- [Requirement] Leaving out every picture, retype the lines below from the top through the one that contains "416.7, 450, 483.3];".

- [Source excerpt]
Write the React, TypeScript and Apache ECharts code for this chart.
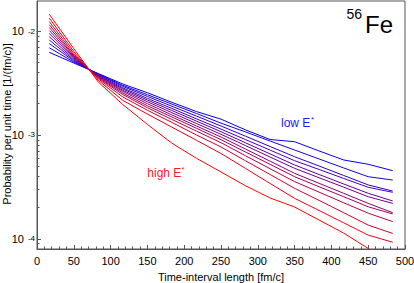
import React, { useEffect, useRef } from 'react';
import * as echarts from 'echarts';

// Time-interval bin centres [fm/c]
const TIMES = [16.7, 50, 83.3, 116.7, 150, 183.3, 216.7, 250, 283.3, 316.7, 350, 383.3, 416.7, 450, 483.3];

// Probability per unit time [1/(fm/c)], from low E* (blue) to high E* (red)
const P_E01 = [6.24e-3, 4.92e-3, 3.90e-3, 3.09e-3, 2.55e-3, 2.06e-3, 1.68e-3, 1.42e-3, 1.12e-3, 9.05e-4, 8.62e-4, 7.02e-4, 5.75e-4, 5.23e-4, 4.54e-4];
const P_E02 = [6.90e-3, 5.03e-3, 3.86e-3, 3.00e-3, 2.44e-3, 1.98e-3, 1.61e-3, 1.30e-3, 1.07e-3, 8.75e-4, 7.17e-4, 5.88e-4, 4.82e-4, 3.97e-4, 3.69e-4];
const P_E03 = [7.57e-3, 5.15e-3, 3.82e-3, 2.93e-3, 2.35e-3, 1.89e-3, 1.52e-3, 1.22e-3, 9.74e-4, 7.75e-4, 6.18e-4, 5.03e-4, 4.08e-4, 3.31e-4, 2.89e-4];
const P_E04 = [8.19e-3, 5.26e-3, 3.77e-3, 2.84e-3, 2.25e-3, 1.80e-3, 1.43e-3, 1.14e-3, 9.03e-4, 7.16e-4, 5.66e-4, 4.66e-4, 3.82e-4, 3.14e-4, 2.81e-4];
const P_E05 = [8.81e-3, 5.38e-3, 3.73e-3, 2.77e-3, 2.17e-3, 1.72e-3, 1.36e-3, 1.076e-3, 8.41e-4, 6.58e-4, 5.15e-4, 4.17e-4, 3.38e-4, 2.75e-4, 2.32e-4];
const P_E06 = [9.46e-3, 5.50e-3, 3.69e-3, 2.69e-3, 2.09e-3, 1.64e-3, 1.29e-3, 1.016e-3, 7.91e-4, 6.14e-4, 4.78e-4, 3.88e-4, 3.15e-4, 2.55e-4, 2.20e-4];
const P_E07 = [1.011e-2, 5.62e-3, 3.64e-3, 2.62e-3, 2.00e-3, 1.56e-3, 1.22e-3, 9.57e-4, 7.32e-4, 5.60e-4, 4.28e-4, 3.43e-4, 2.75e-4, 2.20e-4, 1.79e-4];
const P_E08 = [1.08e-2, 5.75e-3, 3.59e-3, 2.53e-3, 1.91e-3, 1.49e-3, 1.16e-3, 9.01e-4, 6.86e-4, 5.22e-4, 3.97e-4, 3.18e-4, 2.55e-4, 2.04e-4, 1.74e-4];
const P_E09 = [1.15e-2, 5.88e-3, 3.53e-3, 2.45e-3, 1.83e-3, 1.41e-3, 1.09e-3, 8.43e-4, 6.32e-4, 4.74e-4, 3.56e-4, 2.82e-4, 2.23e-4, 1.77e-4, 1.47e-4];
const P_E10 = [1.23e-2, 6.08e-3, 3.46e-3, 2.32e-3, 1.73e-3, 1.32e-3, 1.00e-3, 7.67e-4, 5.65e-4, 4.17e-4, 3.07e-4, 2.35e-4, 1.79e-4, 1.36e-4, 1.13e-4];
const P_E11 = [1.33e-2, 6.35e-3, 3.36e-3, 2.15e-3, 1.59e-3, 1.19e-3, 8.89e-4, 6.64e-4, 4.77e-4, 3.42e-4, 2.46e-4, 1.88e-4, 1.43e-4, 1.09e-4, 9.30e-5];
const P_E12 = [1.45e-2, 6.77e-3, 3.23e-3, 1.96e-3, 1.265e-3, 8.34e-4, 5.97e-4, 4.41e-4, 3.25e-4, 2.48e-4, 2.03e-4, 1.52e-4, 1.14e-4, 8.1e-5, 5.62e-5];

const CURVES = [P_E01, P_E02, P_E03, P_E04, P_E05, P_E06, P_E07, P_E08, P_E09, P_E10, P_E11, P_E12];
const COLORS = ['#0000ff', '#1700e8', '#2e00d1', '#4600ba', '#5d00a2', '#74008b', '#8b0074', '#a2005d', '#ba0046', '#d1002e', '#e80017', '#ff0000'];

// axis settings
const X_TICKS = [0, 50, 100, 150, 200, 250, 300, 350, 400, 450, 500];
const Y_MAJOR = [1e-4, 1e-3, 1e-2];
const Y_MINOR = [9e-5, 2e-4, 3e-4, 4e-4, 5e-4, 6e-4, 7e-4, 8e-4, 9e-4, 2e-3, 3e-3, 4e-3, 5e-3, 6e-3, 7e-3, 8e-3, 9e-3];
const Y_MIN_VAL = 8.01e-5;
const Y_MAX_VAL = 1.944e-2;

const FONT = '"Liberation Sans", Arial, Helvetica, sans-serif';
const AXIS_COLOR = '#555';

export default function App() {
  const ref = useRef<HTMLDivElement>(null);
  useEffect(() => {
    if (!ref.current) return;
    const chart = echarts.init(ref.current, null, { renderer: 'svg' });
    const lg = (v: number) => Math.log10(v);
    const yMin = lg(Y_MIN_VAL);
    const yMax = lg(Y_MAX_VAL);

    const series = CURVES.map((vals, i) => ({
      type: 'line',
      name: 'E' + (i + 1),
      data: TIMES.map((t, j) => [t, lg(vals[j])]),
      symbol: 'none',
      showSymbol: false,
      clip: true,
      silent: true,
      lineStyle: { width: 1, color: COLORS[i] },
      itemStyle: { color: COLORS[i] },
      z: 3,
    }));

    const txt = (text: string, x: number, y: number, size: number, fill: string, align = 'left', rotation = 0) => ({
      type: 'text', x, y, rotation, silent: true,
      style: { text, fontSize: size, fontFamily: FONT, fill, align, verticalAlign: 'middle' },
    });

    chart.setOption({
      animation: false,
      grid: {
        left: 37, top: 1, width: 368, height: 248,
        outerBoundsMode: 'none', containLabel: false,
        show: true, borderColor: AXIS_COLOR, borderWidth: 1, backgroundColor: 'transparent',
      },
      xAxis: {
        type: 'value', min: X_TICKS[0], max: X_TICKS[X_TICKS.length - 1], interval: 50,
        axisLine: { show: true, lineStyle: { color: AXIS_COLOR, width: 1 } },
        axisTick: { show: true, inside: true, length: 4, lineStyle: { color: AXIS_COLOR } },
        minorTick: { show: true, splitNumber: 5, length: 2.5, lineStyle: { color: AXIS_COLOR } },
        splitLine: { show: false },
        axisLabel: { fontSize: 11, color: '#000', margin: 6, fontFamily: FONT },
        name: 'Time-interval length [fm/c]',
        nameLocation: 'middle', nameGap: 22,
        nameTextStyle: { fontSize: 11, color: '#000', fontFamily: FONT },
      },
      yAxis: [
        {
          type: 'value', min: yMin, max: yMax, position: 'left',
          axisLine: { show: true, lineStyle: { color: AXIS_COLOR, width: 1 } },
          axisTick: { show: true, inside: true, length: 4, lineStyle: { color: AXIS_COLOR }, customValues: Y_MAJOR.map(lg) },
          splitLine: { show: false },
          axisLabel: {
            show: true, margin: 13, customValues: Y_MAJOR.map(lg),
            formatter: () => '10',
            fontSize: 11, color: '#000', fontFamily: FONT,
          },
        },
        {
          type: 'value', min: yMin, max: yMax, position: 'left', offset: 0,
          axisLine: { show: false },
          axisTick: { show: true, inside: true, length: 2.5, lineStyle: { color: AXIS_COLOR }, customValues: Y_MINOR.map(lg) },
          axisLabel: { show: false },
          splitLine: { show: false },
        },
        {
          type: 'value', min: yMin, max: yMax, position: 'left', offset: 0,
          axisLine: { show: false },
          axisTick: { show: false },
          splitLine: { show: false },
          axisLabel: {
            show: true, margin: 2, customValues: Y_MAJOR.map(lg),
            formatter: (v: number) => String(Math.round(v)),
            fontSize: 8, color: '#000', fontFamily: FONT,
            padding: [0, 0, 15, 0],
          },
        },
      ],
      series,
      graphic: [
        txt('Probability per unit time [1/(fm/c)]', 6.5, 124, 11, '#000', 'center', Math.PI / 2),
        txt('Fe', 365, 24, 24, '#000'),
        txt('56', 362, 13.5, 14, '#000', 'right'),
        txt('low E', 281, 123, 12, '#1a1aff'),
        txt('*', 311, 119.5, 8, '#1a1aff'),
        txt('high E', 147.3, 173.3, 12, '#ff1a1a'),
        txt('*', 181.5, 169.5, 8, '#ff1a1a'),
      ],
    });
    return () => chart.dispose();
  }, []);
  return (
    <div
      ref={ref}
      style={{ position: 'fixed', left: 0, top: 0, width: 414, height: 283, background: '#fff' }}
    />
  );
}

- [Reply to the exercise]
Write the React, TypeScript and Apache ECharts code for this chart.
import React, { useEffect, useRef } from 'react';
import * as echarts from 'echarts';

// Time-interval bin centres [fm/c]
const TIMES = [16.7, 50, 83.3, 116.7, 150, 183.3, 216.7, 250, 283.3, 316.7, 350, 383.3, 416.7, 450, 483.3];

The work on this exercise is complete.